Alpha Picks vs Motley Fool Stock Advisor: Which is better?

Both are excellent but serve different investors and time horizons. Alpha Picks uses a purely quantitative approach with 308.3% total return, a 73% win rate (77.8% for 1-3Y holds), 3 emerging ten-baggers, and 16 doublers since 2022, plus active selling discipline for risk management. Stock Advisor uses human analysts with 912.1% total return since 2002, 43 ten-baggers, and recommends holding 5+ years. We break down the full comparison in our Stock Advisor vs Alpha Picks guide. Key difference: Stock Advisor has a 23.9-year recession-tested track record; Alpha Picks has only 3.6 years. In February 2026, Alpha Picks earns a ★★★★☆ fit rating — the 81-point dispersion (top 20 +50.2%, bottom 20 -31.2%) validates quant selection, but VIX at ~21.77 creates momentum headwinds. CPI at 2.4% supports fundamentals; consumer confidence at a 12-year low is where Stock Advisor’s through-cycle proof matters most. Consider using both as complements.

How do I cancel Alpha Picks?

Cancel anytime through your Seeking Alpha account settings before your renewal date. There are no prorated refunds for unused months. The service auto-renews at the list price ($499/year) regardless of any introductory discount you received. Set a calendar reminder 30 days before renewal if you want to evaluate before committing to another year.

How many stock picks does Alpha Picks give per month?

Alpha Picks delivers 2 new stock recommendations per month (24 picks annually), plus ongoing access to the full portfolio of 91 positions (active and closed). You also receive exit signals when the quant model triggers a sell. Each pick includes the stock ticker, quant rating breakdown, and entry rationale.

Is Alpha Picks legitimate?

Yes. Alpha Picks by Seeking Alpha has operated since July 2022 with a publicly documented track record. Seeking Alpha is a legitimate financial media and investment research company founded in 2004 with over 300,000 registered users. Performance is verified by S&P Global using GIPS-consistent methodology. All 91 historical positions — including losers — are visible to subscribers.

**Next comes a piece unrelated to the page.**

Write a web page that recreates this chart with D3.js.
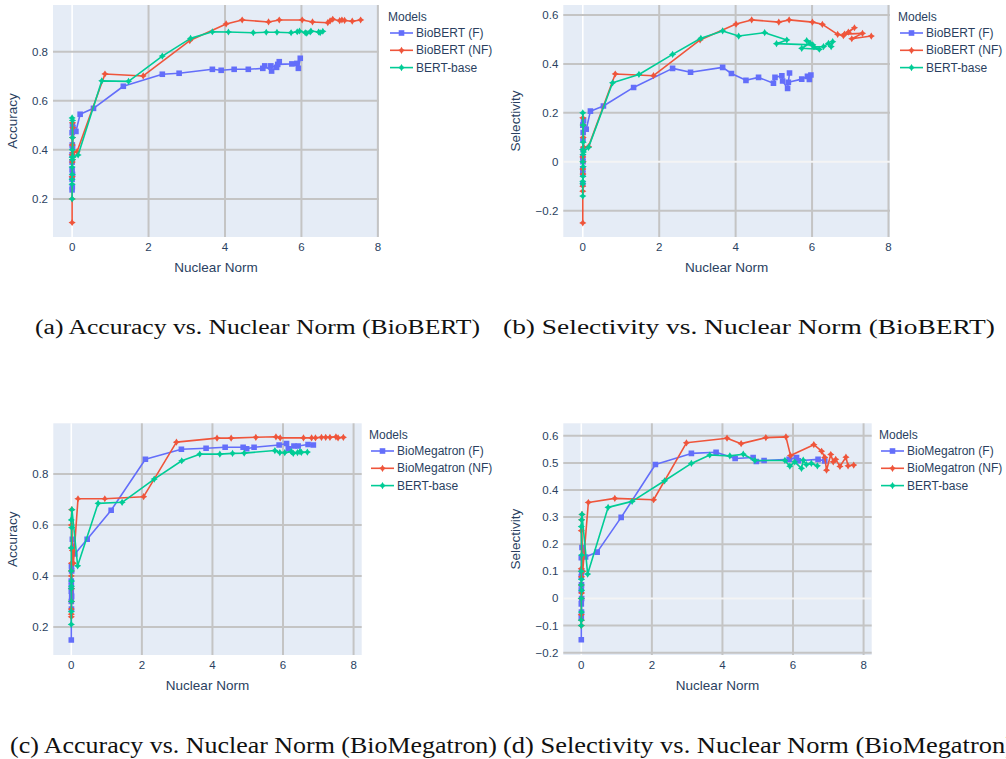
<!DOCTYPE html>
<html>
<head>
<meta charset="utf-8">
<script src="https://cdn.jsdelivr.net/npm/d3@7"></script>
<style>
  body { margin: 0; background: #fff; }
  svg { display: block; }
</style>
</head>
<body>
<svg id="fig" width="1006" height="759"></svg>
<script>
// ---------- data: [nuclear norm, metric] per probe ----------
// BioBERT, accuracy
const bioBertAccF = [[0,0.237],[0,0.28],[0.005,0.25],[0,0.32],[0.01,0.30],[0,0.35],[0.005,0.42],[0,0.38],[0.01,0.41],[0,0.47],[0.01,0.50],[0.02,0.49],[0.10,0.475],[0.21,0.545],[0.56,0.569],[1.34,0.659],[2.36,0.708],[2.80,0.712],[3.67,0.728],[3.90,0.724],[4.24,0.728],[4.61,0.728],[4.99,0.732],[5.04,0.742],[5.22,0.721],[5.20,0.742],[5.35,0.736],[5.42,0.759],[5.38,0.748],[5.75,0.750],[5.88,0.752],[5.92,0.732],[5.97,0.773]];
const bioBertAccNF = [[0,0.104],[0,0.20],[0.005,0.35],[0,0.29],[0.01,0.45],[0,0.38],[0.01,0.51],[0.005,0.42],[0.02,0.49],[0.01,0.36],[0.03,0.39],[0.13,0.393],[0.86,0.709],[1.86,0.701],[3.08,0.845],[4.03,0.913],[4.45,0.929],[5.14,0.921],[5.42,0.929],[6.02,0.929],[6.29,0.921],[6.69,0.918],[6.75,0.925],[6.82,0.932],[7.00,0.926],[7.06,0.929],[7.13,0.927],[7.33,0.924],[7.55,0.929]];
const baseAccBioBert = [[0,0.20],[0,0.26],[0.005,0.30],[0,0.28],[0.01,0.36],[0,0.33],[0.005,0.40],[0,0.37],[0.01,0.45],[0,0.53],[0.01,0.52],[0.02,0.37],[0.157,0.379],[0.777,0.681],[1.476,0.679],[2.36,0.782],[3.10,0.854],[3.67,0.881],[4.09,0.880],[4.74,0.877],[5.08,0.879],[5.36,0.879],[5.73,0.877],[5.89,0.881],[5.95,0.884],[6.10,0.877],[6.14,0.875],[6.23,0.880],[6.25,0.884],[6.45,0.880],[6.49,0.877],[6.56,0.883]];

// BioBERT, selectivity
const bioBertSelF = [[0,-0.09],[0,-0.05],[0.005,0.0],[0,-0.03],[0.01,0.05],[0,0.02],[0.005,0.09],[0,0.15],[0.01,0.12],[0.02,0.17],[0.09,0.133],[0.20,0.207],[0.54,0.228],[1.33,0.304],[2.35,0.382],[2.82,0.366],[3.66,0.386],[3.89,0.361],[4.27,0.333],[4.60,0.345],[4.99,0.321],[5.03,0.345],[5.21,0.352],[5.23,0.330],[5.36,0.300],[5.41,0.363],[5.38,0.325],[5.73,0.338],[5.88,0.349],[5.93,0.337],[5.97,0.355]];
const bioBertSelNF = [[0,-0.25],[0,-0.12],[0.005,-0.05],[0,-0.10],[0.01,0.0],[0,-0.03],[0.005,0.05],[0,0.02],[0.01,0.10],[0,0.18],[0.01,0.15],[0.02,0.06],[0.15,0.062],[0.85,0.359],[1.85,0.352],[3.07,0.498],[4.01,0.563],[4.42,0.580],[5.13,0.571],[5.40,0.580],[6.01,0.571],[6.27,0.562],[6.67,0.521],[6.82,0.516],[6.95,0.530],[7.11,0.548],[6.85,0.522],[7.32,0.525],[7.04,0.503],[7.55,0.514]];
const baseSelBioBert = [[0,-0.14],[0,-0.09],[0.005,-0.06],[0,-0.08],[0.01,-0.02],[0,0.0],[0.005,0.03],[0,0.05],[0.01,0.08],[0,0.20],[0.01,0.15],[0.02,0.04],[0.15,0.059],[0.78,0.323],[1.47,0.357],[2.35,0.439],[3.09,0.505],[3.66,0.535],[4.08,0.514],[4.76,0.528],[5.34,0.498],[5.07,0.483],[6.02,0.478],[5.86,0.495],[5.95,0.485],[5.73,0.464],[6.19,0.460],[6.05,0.470],[6.30,0.471],[6.43,0.484],[6.50,0.471],[6.54,0.491]];

// BioMegatron, accuracy
const megAccF = [[0,0.149],[0,0.30],[0.005,0.27],[0,0.34],[0.01,0.32],[0,0.38],[0.005,0.44],[0,0.36],[0.01,0.42],[0.03,0.544],[0.10,0.486],[0.45,0.544],[1.13,0.658],[2.10,0.858],[3.12,0.897],[3.82,0.901],[4.36,0.905],[4.87,0.905],[4.97,0.899],[5.18,0.905],[5.89,0.914],[6.10,0.920],[6.15,0.899],[6.31,0.910],[6.43,0.910],[6.71,0.916],[6.86,0.914]];
const megAccNF = [[0,0.24],[0,0.27],[0.005,0.30],[0,0.25],[0.01,0.35],[0,0.40],[0.005,0.45],[0,0.42],[0.01,0.51],[0,0.60],[0.01,0.66],[0.03,0.50],[0.06,0.45],[0.19,0.703],[0.95,0.703],[2.05,0.711],[2.98,0.925],[4.13,0.941],[4.53,0.941],[5.23,0.944],[5.80,0.946],[5.92,0.942],[6.58,0.942],[6.81,0.942],[6.92,0.942],[7.09,0.944],[7.21,0.944],[7.33,0.944],[7.50,0.946],[7.56,0.942],[7.71,0.944]];
const baseAccMeg = [[0,0.21],[0,0.26],[0.005,0.30],[0,0.35],[0.01,0.38],[0,0.42],[0.005,0.36],[0,0.51],[0.01,0.59],[0,0.62],[0.02,0.66],[0.18,0.44],[0.76,0.685],[1.44,0.689],[2.35,0.780],[3.13,0.852],[3.64,0.878],[4.21,0.878],[4.57,0.881],[4.90,0.882],[5.77,0.892],[5.91,0.884],[6.05,0.884],[6.24,0.888],[6.29,0.881],[6.41,0.884],[6.48,0.888],[6.52,0.885],[6.69,0.886]];

// BioMegatron, selectivity
const megSelF = [[0,-0.152],[0,-0.07],[0.005,-0.05],[0,-0.02],[0.01,0.0],[0,0.03],[0.005,0.05],[0,0.08],[0.01,0.10],[0,0.15],[0.02,0.188],[0.12,0.153],[0.45,0.171],[1.13,0.299],[2.10,0.494],[3.12,0.535],[3.82,0.539],[4.36,0.516],[4.87,0.520],[4.96,0.505],[5.18,0.509],[5.89,0.513],[6.10,0.520],[6.15,0.508],[6.71,0.513],[6.90,0.507]];
const megSelNF = [[0,-0.10],[0,-0.06],[0.005,-0.08],[0,0.0],[0.01,0.02],[0,0.05],[0.005,0.08],[0,0.11],[0.01,0.10],[0,0.25],[0.02,0.31],[0.01,0.29],[0.04,0.10],[0.20,0.354],[0.95,0.369],[2.05,0.364],[2.98,0.574],[4.13,0.591],[4.53,0.571],[5.23,0.593],[5.80,0.596],[5.93,0.527],[6.59,0.567],[6.81,0.543],[6.90,0.520],[6.95,0.473],[7.07,0.531],[7.14,0.504],[7.21,0.513],[7.33,0.487],[7.50,0.521],[7.56,0.489],[7.72,0.492]];
const baseSelMeg = [[0,-0.10],[0,-0.08],[0.005,-0.05],[0,0.0],[0.01,0.03],[0,0.05],[0.005,0.07],[0,0.10],[0.01,0.16],[0,0.265],[0.01,0.29],[0.02,0.31],[0.18,0.09],[0.76,0.336],[1.44,0.358],[2.36,0.434],[3.12,0.498],[3.64,0.529],[4.21,0.526],[4.59,0.532],[4.92,0.509],[5.77,0.509],[5.91,0.488],[6.05,0.504],[6.24,0.480],[6.29,0.510],[6.38,0.494],[6.52,0.498],[6.69,0.489]];

// ---------- axis ticks ----------
const xTicks = [0, 2, 4, 6, 8];
const accTicksBioBert = [0.2, 0.4, 0.6, 0.8];
const selTicksBioBert = [-0.2, 0, 0.2, 0.4, 0.6];
const accTicksMeg = [0.2, 0.4, 0.6, 0.8];
const selTicksMeg = [-0.2, -0.1, 0, 0.1, 0.2, 0.3, 0.4, 0.5, 0.6];

// ---------- series names ----------
const bioBertNames = ["BioBERT (F)", "BioBERT (NF)", "BERT-base"];
const megNames = ["BioMegatron (F)", "BioMegatron (NF)", "BERT-base"];
const captions = [
  "(a) Accuracy vs. Nuclear Norm (BioBERT)",
  "(b) Selectivity vs. Nuclear Norm (BioBERT)",
  "(c) Accuracy vs. Nuclear Norm (BioMegatron)",
  "(d) Selectivity vs. Nuclear Norm (BioMegatron)"
];

// ---------- styling ----------
const colors = ["#636efa", "#ef553b", "#00cc96"];
const symbols = ["square", "star4", "star4"];
const FONT = "'Liberation Sans', Arial, sans-serif";
const SERIF = "'Liberation Serif', 'DejaVu Serif', serif";
const TEXT = "#2a3f5f";

const svg = d3.select("#fig");

// four-pointed star marker
function star4(r) {
  const w = r * 0.38;
  return `M0,${-r}L${w},${-w}L${r},0L${w},${w}L0,${r}L${-w},${w}L${-r},0L${-w},${-w}Z`;
}
function markerPath(kind) {
  if (kind === "square") return "M-2.8,-2.8H2.8V2.8H-2.8Z";
  return star4(3.6);
}
function fmt(v) {
  if (v === 0) return "0";
  const s = d3.format("~g")(Math.abs(v));
  return (v < 0 ? "\u2212" : "") + s;
}

function drawPanel(cfg, idx) {
  const g = svg.append("g");
  const x = d3.scaleLinear().domain(cfg.xDomain).range([cfg.left, cfg.right]);
  const y = d3.scaleLinear().domain(cfg.yDomain).range([cfg.bottom, cfg.top]);

  // plot background
  g.append("rect")
    .attr("x", cfg.left).attr("y", cfg.top)
    .attr("width", cfg.right - cfg.left).attr("height", cfg.bottom - cfg.top)
    .attr("fill", "#e5ecf6");

  // grid
  g.selectAll(".gx").data(xTicks).enter().append("line")
    .attr("x1", d => x(d)).attr("x2", d => x(d))
    .attr("y1", cfg.top).attr("y2", cfg.bottom)
    .attr("stroke", d => d === 0 ? "#ffffff" : "#c4c4c4")
    .attr("stroke-width", d => d === 0 ? 1.6 : 2);
  g.selectAll(".gy").data(cfg.yTicks).enter().append("line")
    .attr("x1", cfg.left).attr("x2", cfg.right)
    .attr("y1", d => y(d)).attr("y2", d => y(d))
    .attr("stroke", d => d === 0 ? "#f4f4f4" : "#c4c4c4")
    .attr("stroke-width", 2);

  // tick labels
  g.selectAll(".tx").data(xTicks).enter().append("text")
    .attr("x", d => x(d)).attr("y", cfg.bottom + 14)
    .attr("text-anchor", "middle")
    .attr("font-family", FONT).attr("font-size", 11.5).attr("fill", TEXT)
    .text(d => fmt(d));
  g.selectAll(".ty").data(cfg.yTicks).enter().append("text")
    .attr("x", cfg.left - 5).attr("y", d => y(d) + 4)
    .attr("text-anchor", "end")
    .attr("font-family", FONT).attr("font-size", 11.5).attr("fill", TEXT)
    .text(d => fmt(d));

  // axis titles
  g.append("text")
    .attr("x", (cfg.left + cfg.right) / 2).attr("y", cfg.bottom + 35)
    .attr("text-anchor", "middle")
    .attr("font-family", FONT).attr("font-size", 13.5).attr("fill", TEXT)
    .text("Nuclear Norm");
  g.append("text")
    .attr("transform", `translate(${cfg.yTitleX},${(cfg.top + cfg.bottom) / 2}) rotate(-90)`)
    .attr("text-anchor", "middle")
    .attr("font-family", FONT).attr("font-size", 13.5).attr("fill", TEXT)
    .text(cfg.yTitle);

  // traces
  const clipId = "clip" + idx;
  g.append("clipPath").attr("id", clipId).append("rect")
    .attr("x", cfg.left).attr("y", cfg.top)
    .attr("width", cfg.right - cfg.left).attr("height", cfg.bottom - cfg.top);
  const plot = g.append("g").attr("clip-path", `url(#${clipId})`);
  const line = d3.line().x(d => x(d[0])).y(d => y(d[1]));
  cfg.series.forEach((s, i) => {
    const sg = plot.append("g");
    sg.append("path").datum(s)
      .attr("d", line).attr("fill", "none")
      .attr("stroke", colors[i]).attr("stroke-width", 1.6)
      .attr("stroke-linejoin", "round");
    sg.selectAll("path.m").data(s).enter().append("path")
      .attr("class", "m")
      .attr("transform", d => `translate(${x(d[0])},${y(d[1])})`)
      .attr("d", markerPath(symbols[i]))
      .attr("fill", colors[i]);
  });

  // legend
  const lg = g.append("g").attr("transform", `translate(${cfg.legendX},${cfg.legendY})`);
  lg.append("text").attr("x", 0).attr("y", 0)
    .attr("font-family", FONT).attr("font-size", 12).attr("fill", TEXT)
    .text("Models");
  cfg.names.forEach((n, i) => {
    const yy = 12 + i * 17.3;
    lg.append("line").attr("x1", 2).attr("x2", 25).attr("y1", yy).attr("y2", yy)
      .attr("stroke", colors[i]).attr("stroke-width", 1.6);
    lg.append("path").attr("transform", `translate(13.5,${yy})`)
      .attr("d", markerPath(symbols[i])).attr("fill", colors[i]);
    lg.append("text").attr("x", 28).attr("y", yy + 4)
      .attr("font-family", FONT).attr("font-size", 12).attr("fill", TEXT)
      .text(n);
  });

  // caption
  svg.append("text")
    .attr("x", cfg.capX).attr("y", cfg.capY)
    .attr("font-family", SERIF).attr("font-size", cfg.capSize).attr("fill", "#111")
    .attr("textLength", cfg.capLen).attr("lengthAdjust", "spacingAndGlyphs")
    .text(cfg.caption);
}

const panels = [
  { left: 53, right: 379, top: 5, bottom: 237, xDomain: [-0.5, 8.03], yDomain: [0.045, 0.99],
    yTicks: accTicksBioBert, yTitle: "Accuracy", yTitleX: 16.5, series: [bioBertAccF, bioBertAccNF, baseAccBioBert],
    names: bioBertNames, legendX: 388, legendY: 21,
    caption: captions[0], capX: 35, capY: 334, capSize: 20, capLen: 445 },
  { left: 563.3, right: 890, top: 5, bottom: 237, xDomain: [-0.51, 8.04], yDomain: [-0.3075, 0.641],
    yTicks: selTicksBioBert, yTitle: "Selectivity", yTitleX: 520, series: [bioBertSelF, bioBertSelNF, baseSelBioBert],
    names: bioBertNames, legendX: 898, legendY: 21,
    caption: captions[1], capX: 503, capY: 334, capSize: 20, capLen: 492 },
  { left: 53.3, right: 361.7, top: 423.3, bottom: 655, xDomain: [-0.51, 8.23], yDomain: [0.09, 0.999],
    yTicks: accTicksMeg, yTitle: "Accuracy", yTitleX: 16.5, series: [megAccF, megAccNF, baseAccMeg],
    names: megNames, legendX: 369, legendY: 439,
    caption: captions[2], capX: 10, capY: 753, capSize: 23, capLen: 487 },
  { left: 563.3, right: 871.7, top: 423.3, bottom: 655, xDomain: [-0.51, 8.23], yDomain: [-0.2085, 0.646],
    yTicks: selTicksMeg, yTitle: "Selectivity", yTitleX: 520, series: [megSelF, megSelNF, baseSelMeg],
    names: megNames, legendX: 879, legendY: 439,
    caption: captions[3], capX: 503, capY: 753, capSize: 23, capLen: 511 }
];

panels.forEach(drawPanel);
</script>
</body>
</html>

How does Alpha Picks compare to Stock Advisor for beginners?

Stock Advisor is better for beginners. Alpha Picks provides raw quant-selected picks with minimal explanation—you get what to buy, not why. Stock Advisor includes educational content, portfolio frameworks (Cautious/Moderate/Aggressive), and guidance on position sizing. Stock Advisor also costs 78% less ($99 vs $449) and has a 30-day money-back guarantee versus Alpha Picks’ no-refund policy. Start with Stock Advisor to learn, then consider Alpha Picks as a complement once you understand the fundamentals.

What types of stocks does Alpha Picks recommend?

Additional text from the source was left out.